WHAT YOU NEED TO DO :: Return the lines where the word "matplotlib" occurs.
--------
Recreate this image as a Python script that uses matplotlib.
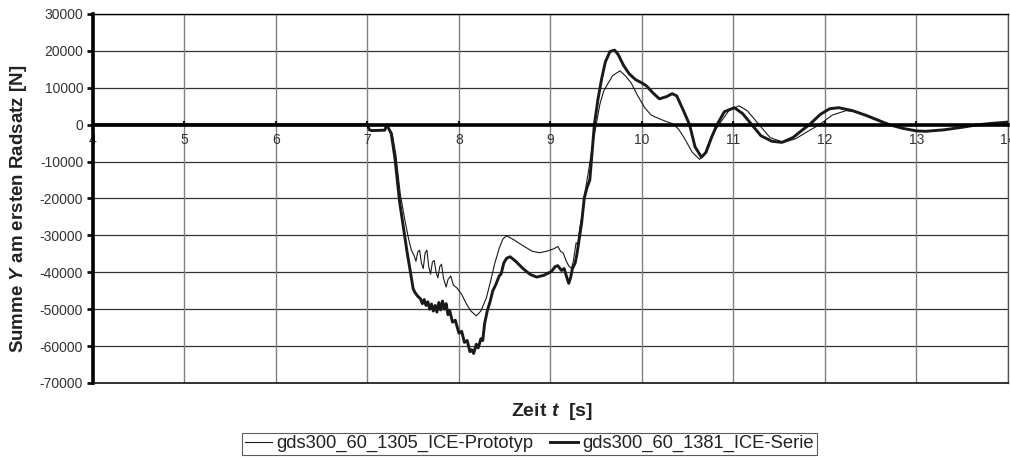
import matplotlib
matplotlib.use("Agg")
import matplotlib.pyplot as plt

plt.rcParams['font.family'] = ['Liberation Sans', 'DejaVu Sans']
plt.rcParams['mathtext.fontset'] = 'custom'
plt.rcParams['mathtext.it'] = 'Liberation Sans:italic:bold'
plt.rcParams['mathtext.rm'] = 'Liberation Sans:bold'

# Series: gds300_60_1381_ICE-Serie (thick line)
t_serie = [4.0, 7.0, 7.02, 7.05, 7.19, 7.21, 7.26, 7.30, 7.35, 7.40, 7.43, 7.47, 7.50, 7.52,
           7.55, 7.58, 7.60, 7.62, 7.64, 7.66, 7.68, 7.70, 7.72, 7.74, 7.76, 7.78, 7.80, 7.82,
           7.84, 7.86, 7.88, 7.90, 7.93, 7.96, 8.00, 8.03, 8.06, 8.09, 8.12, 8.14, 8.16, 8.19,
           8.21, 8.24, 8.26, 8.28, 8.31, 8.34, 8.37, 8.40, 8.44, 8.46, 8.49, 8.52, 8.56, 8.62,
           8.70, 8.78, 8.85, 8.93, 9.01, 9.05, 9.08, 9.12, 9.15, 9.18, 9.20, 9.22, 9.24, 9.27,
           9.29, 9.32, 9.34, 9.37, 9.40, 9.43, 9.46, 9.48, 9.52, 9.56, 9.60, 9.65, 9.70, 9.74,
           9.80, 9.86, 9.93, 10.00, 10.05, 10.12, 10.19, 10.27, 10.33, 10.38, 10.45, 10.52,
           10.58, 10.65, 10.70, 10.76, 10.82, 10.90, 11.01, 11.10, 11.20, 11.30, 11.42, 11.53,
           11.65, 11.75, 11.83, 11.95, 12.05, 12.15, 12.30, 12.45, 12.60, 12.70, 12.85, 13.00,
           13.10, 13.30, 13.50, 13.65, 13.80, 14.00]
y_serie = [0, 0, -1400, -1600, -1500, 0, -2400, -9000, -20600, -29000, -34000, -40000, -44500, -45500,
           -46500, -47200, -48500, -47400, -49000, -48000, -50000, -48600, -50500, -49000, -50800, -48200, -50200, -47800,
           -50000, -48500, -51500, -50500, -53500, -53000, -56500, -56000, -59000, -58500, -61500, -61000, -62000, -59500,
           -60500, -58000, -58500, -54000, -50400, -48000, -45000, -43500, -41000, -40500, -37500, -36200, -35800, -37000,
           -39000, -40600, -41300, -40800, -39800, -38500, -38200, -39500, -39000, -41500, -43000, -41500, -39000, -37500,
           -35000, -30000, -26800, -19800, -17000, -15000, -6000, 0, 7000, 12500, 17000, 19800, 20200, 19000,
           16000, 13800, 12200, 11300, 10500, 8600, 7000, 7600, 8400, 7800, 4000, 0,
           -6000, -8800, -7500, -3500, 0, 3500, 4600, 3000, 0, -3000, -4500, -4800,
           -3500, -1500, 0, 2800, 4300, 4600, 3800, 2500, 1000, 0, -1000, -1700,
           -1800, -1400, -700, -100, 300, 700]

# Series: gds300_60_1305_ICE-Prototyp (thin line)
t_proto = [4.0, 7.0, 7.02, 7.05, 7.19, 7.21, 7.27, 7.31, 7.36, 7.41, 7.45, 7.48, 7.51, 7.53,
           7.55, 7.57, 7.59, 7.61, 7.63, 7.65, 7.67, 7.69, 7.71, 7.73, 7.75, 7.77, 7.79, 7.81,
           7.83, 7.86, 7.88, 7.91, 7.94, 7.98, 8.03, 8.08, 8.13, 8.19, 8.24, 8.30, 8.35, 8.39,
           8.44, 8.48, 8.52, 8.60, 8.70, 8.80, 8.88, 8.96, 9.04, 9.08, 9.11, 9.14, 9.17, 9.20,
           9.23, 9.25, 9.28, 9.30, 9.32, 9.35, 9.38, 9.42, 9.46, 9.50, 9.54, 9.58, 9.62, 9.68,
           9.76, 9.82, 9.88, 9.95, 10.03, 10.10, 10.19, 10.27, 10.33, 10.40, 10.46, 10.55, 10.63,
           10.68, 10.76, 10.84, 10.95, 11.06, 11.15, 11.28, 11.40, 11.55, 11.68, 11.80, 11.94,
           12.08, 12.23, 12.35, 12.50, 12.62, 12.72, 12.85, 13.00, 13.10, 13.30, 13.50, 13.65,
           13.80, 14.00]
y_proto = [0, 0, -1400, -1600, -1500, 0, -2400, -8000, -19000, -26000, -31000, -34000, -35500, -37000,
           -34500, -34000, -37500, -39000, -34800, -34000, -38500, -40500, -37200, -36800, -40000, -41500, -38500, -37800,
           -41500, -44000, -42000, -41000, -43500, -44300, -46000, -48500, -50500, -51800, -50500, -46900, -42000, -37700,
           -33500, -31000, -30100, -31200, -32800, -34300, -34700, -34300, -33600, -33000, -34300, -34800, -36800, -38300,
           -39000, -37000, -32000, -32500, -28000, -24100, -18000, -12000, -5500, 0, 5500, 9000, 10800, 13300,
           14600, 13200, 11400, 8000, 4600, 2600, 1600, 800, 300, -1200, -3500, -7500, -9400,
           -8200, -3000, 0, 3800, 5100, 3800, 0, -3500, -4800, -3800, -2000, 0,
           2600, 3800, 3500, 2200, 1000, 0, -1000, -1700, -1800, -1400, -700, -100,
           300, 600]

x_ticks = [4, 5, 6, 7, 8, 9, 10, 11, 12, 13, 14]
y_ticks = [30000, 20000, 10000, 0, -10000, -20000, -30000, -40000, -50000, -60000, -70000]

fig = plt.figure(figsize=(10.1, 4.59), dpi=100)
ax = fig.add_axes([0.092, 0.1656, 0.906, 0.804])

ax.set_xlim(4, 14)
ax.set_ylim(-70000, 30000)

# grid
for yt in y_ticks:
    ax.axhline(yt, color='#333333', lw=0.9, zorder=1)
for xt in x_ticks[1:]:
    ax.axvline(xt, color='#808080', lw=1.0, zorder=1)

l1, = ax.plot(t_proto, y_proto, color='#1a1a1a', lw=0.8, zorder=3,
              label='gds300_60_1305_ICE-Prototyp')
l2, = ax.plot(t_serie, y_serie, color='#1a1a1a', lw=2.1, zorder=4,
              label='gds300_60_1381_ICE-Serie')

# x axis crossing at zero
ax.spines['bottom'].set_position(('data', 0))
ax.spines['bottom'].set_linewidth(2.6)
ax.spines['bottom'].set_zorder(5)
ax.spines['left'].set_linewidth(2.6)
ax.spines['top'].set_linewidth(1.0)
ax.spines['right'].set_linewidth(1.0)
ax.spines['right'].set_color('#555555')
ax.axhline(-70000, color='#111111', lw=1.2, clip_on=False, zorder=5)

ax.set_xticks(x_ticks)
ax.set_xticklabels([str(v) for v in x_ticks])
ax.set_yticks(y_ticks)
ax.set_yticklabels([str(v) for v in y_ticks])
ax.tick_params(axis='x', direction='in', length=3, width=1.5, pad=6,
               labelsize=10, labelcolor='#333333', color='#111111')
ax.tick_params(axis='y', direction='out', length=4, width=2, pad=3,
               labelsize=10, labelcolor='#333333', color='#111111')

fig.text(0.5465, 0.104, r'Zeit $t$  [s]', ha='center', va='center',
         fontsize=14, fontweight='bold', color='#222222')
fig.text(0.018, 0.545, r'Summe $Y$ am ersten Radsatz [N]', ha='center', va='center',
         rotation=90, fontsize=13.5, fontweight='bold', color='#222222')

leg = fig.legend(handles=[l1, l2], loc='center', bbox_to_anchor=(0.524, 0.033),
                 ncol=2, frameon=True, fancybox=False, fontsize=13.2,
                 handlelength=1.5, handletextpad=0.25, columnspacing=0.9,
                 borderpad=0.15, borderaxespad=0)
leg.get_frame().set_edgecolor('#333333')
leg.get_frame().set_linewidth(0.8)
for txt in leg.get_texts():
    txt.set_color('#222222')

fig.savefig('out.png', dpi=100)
--------
TASK OUTPUT ::
Recreate this image as a Python script that uses matplotlib.
import matplotlib
matplotlib.use("Agg")
import matplotlib.pyplot as plt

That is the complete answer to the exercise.